The second comment Fridman made that evening concerned a minor scandal that followed Alfa Bank’s decision to renege on a Canadian export credit deal. I asked Fridman why he had not honoured the debt when the bank had clearly borrowed the money from the Canadians.
“My lawyers said we didn't have to pay so we didn't,” was Fridman’s deadpan reply.
Fridman’s cold and frankly cynical attitude to deals was later displayed in his battle for control of a stake in Megafon with its Scandinavian investors. Alfa simply ran its opponents around the regional courts in Russia until they gave up. It played the same game in a dispute over Kyivstar in Ukraine where the investors also eventually surrendered to their fate.
As Corcoran related in his report, Pytor Aven, Fridman’s number two, takes care of most of the government relations and has been extraordinarily successful at keeping Alfa out of trouble. (The BBQs were often held at Aven’s dacha where he has a terrific collection of Russian expressionist art.) But it is Fridman that is the motor of the organisation.

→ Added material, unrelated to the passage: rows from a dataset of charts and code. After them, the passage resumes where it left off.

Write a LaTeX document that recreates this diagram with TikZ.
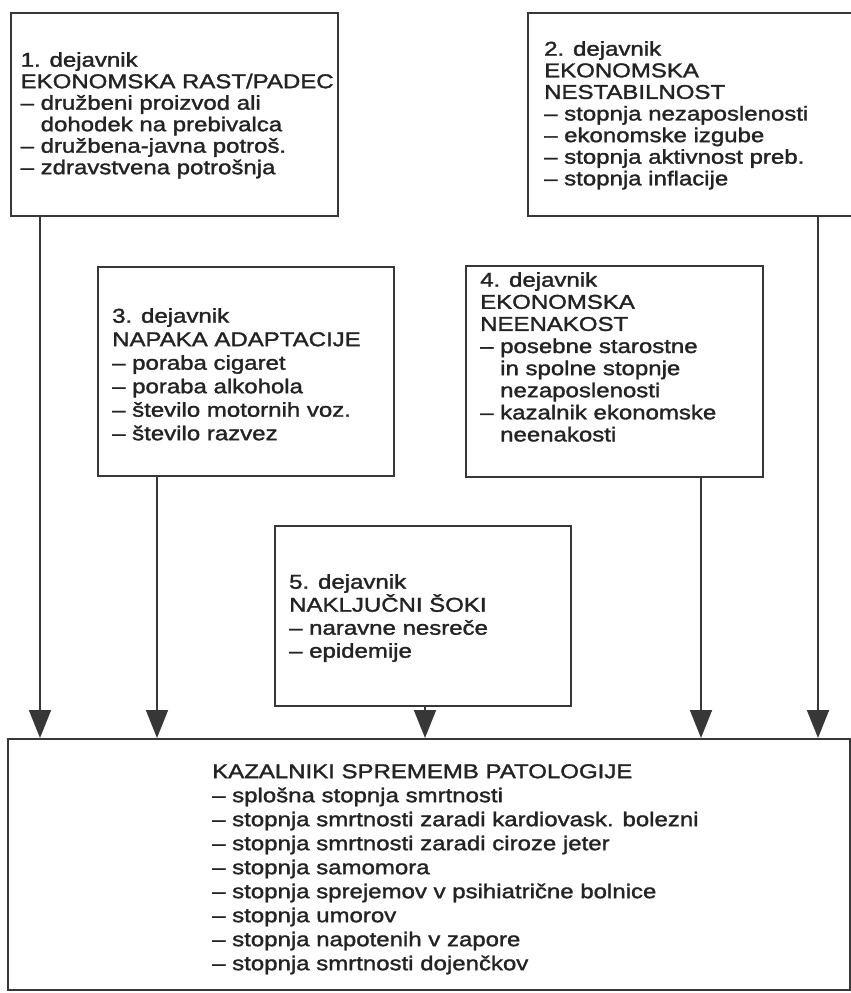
\documentclass[tikz,border=0pt]{standalone}
\usepackage{fontspec}
\setmainfont{Liberation Sans}[FakeStretch=1.2, FakeBold=1.6]
\usepackage{tikz}
\usetikzlibrary{arrows.meta, positioning}
\definecolor{inkgray}{RGB}{35, 35, 35}
\definecolor{linegray}{RGB}{55, 55, 55}
\newcommand{\factorfont}[1]{\fontsize{20}{#1}\selectfont}

\begin{document}
\begin{tikzpicture}[
  x=1pt, y=-1pt,
  box/.style={draw=linegray, line width=1.8pt, anchor=north west, inner sep=0pt},
  txt/.style={anchor=north west, align=left, inner sep=0pt, text=inkgray},
  arrow/.style={-{Triangle[length=28pt, width=22pt]}, line width=1.8pt, draw=linegray, fill=linegray}
]
\clip (0,0) rectangle (851,993);

% Factor boxes
\node[box, minimum width=327pt, minimum height=203pt] (f1) at (10,12) {};
\node[box, minimum width=335pt, minimum height=203pt] (f2) at (527,12) {};
\node[box, minimum width=296pt, minimum height=209pt] (f3) at (97,266) {};
\node[box, minimum width=297pt, minimum height=211pt] (f4) at (465,265) {};
\node[box, minimum width=296pt, minimum height=180pt] (f5) at (274,525) {};

% Pathology box
\node[box, minimum width=842pt, minimum height=251pt] (patol) at (7,738) {};

% Texts
\node[txt, font=\factorfont{21.5}] (t1) at (20.5,52) {1. dejavnik\\
  EKONOMSKA RAST/PADEC\\
  – družbeni proizvod ali\\
  \hphantom{– }dohodek na prebivalca\\
  – družbena-javna potroš.\\
  – zdravstvena potrošnja};
\node[txt, font=\factorfont{21.6}] (t2) at (544,41) {2. dejavnik\\
  EKONOMSKA\\
  NESTABILNOST\\
  – stopnja nezaposlenosti\\
  – ekonomske izgube\\
  – stopnja aktivnost preb.\\
  – stopnja inflacije};
\node[txt, font=\factorfont{23.5}] (t3) at (112,308) {3. dejavnik\\
  NAPAKA ADAPTACIJE\\
  – poraba cigaret\\
  – poraba alkohola\\
  – število motornih voz.\\
  – število razvez};
\node[txt, font=\factorfont{22.1}] (t4) at (480,272) {4. dejavnik\\
  EKONOMSKA\\
  NEENAKOST\\
  – posebne starostne\\
  \hphantom{– }in spolne stopnje\\
  \hphantom{– }nezaposlenosti\\
  – kazalnik ekonomske\\
  \hphantom{– }neenakosti};
\node[txt, font=\factorfont{23}] (t5) at (289,574) {5. dejavnik\\
  NAKLJUČNI ŠOKI\\
  – naravne nesreče\\
  – epidemije};
\node[txt, font=\factorfont{24}] (t6) at (212,764) {KAZALNIKI SPREMEMB PATOLOGIJE\\
  – splošna stopnja smrtnosti\\
  – stopnja smrtnosti zaradi kardiovask. bolezni\\
  – stopnja smrtnosti zaradi ciroze jeter\\
  – stopnja samomora\\
  – stopnja sprejemov v psihiatrične bolnice\\
  – stopnja umorov\\
  – stopnja napotenih v zapore\\
  – stopnja smrtnosti dojenčkov};

% Arrows down to the pathology box
\coordinate (a1) at ([xshift=30pt]f1.south west);
\coordinate (a3) at ([xshift=60pt]f3.south west);
\coordinate (a5) at ([xshift=151pt]f5.south west);
\coordinate (a4) at ([xshift=236pt]f4.south west);
\coordinate (a2) at ([xshift=291pt]f2.south west);
\draw[arrow] (a1) -- (a1 |- patol.north);
\draw[arrow] (a3) -- (a3 |- patol.north);
\draw[arrow] (a5) -- (a5 |- patol.north);
\draw[arrow] (a4) -- (a4 |- patol.north);
\draw[arrow] (a2) -- (a2 |- patol.north);

\end{tikzpicture}
\end{document}
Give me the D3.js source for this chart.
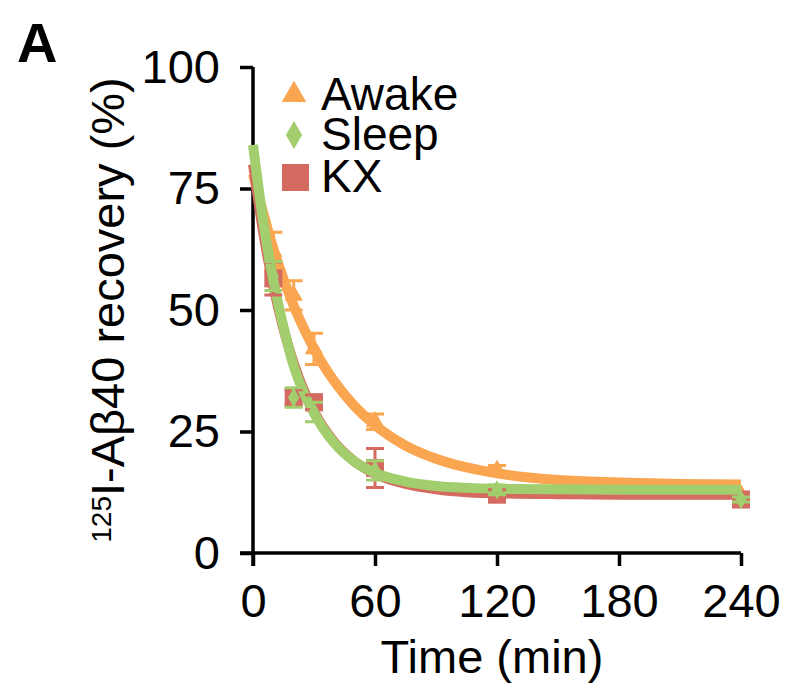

The final point to note is that Fridman is clearly pulling out of Russia. After he received his $14bn from the TNK-BP deal, president Vladimir Putin pointedly said during a press conference shortly afterwards that “Of course they can spend their money as they like, but I would encourage them to invest it in Russia.”
Fridman ignored this advice point blank. Shortly afterwards he invested $1bn into New York real estate and set up LetterOne (aka L1—a play on the whole “alpha” theme) based in London where he has been looking for new investments in the energy space.
Fridman doesn't do little deals. He doesn't do low margin, long-term in sectors that are in retreat. He is bold and aggressive. From this whole story the most worrying aspect should be that someone of Fridman’s calibre, with such ample capital, would not want to invest into Russia when it has provided him with so much success in the past.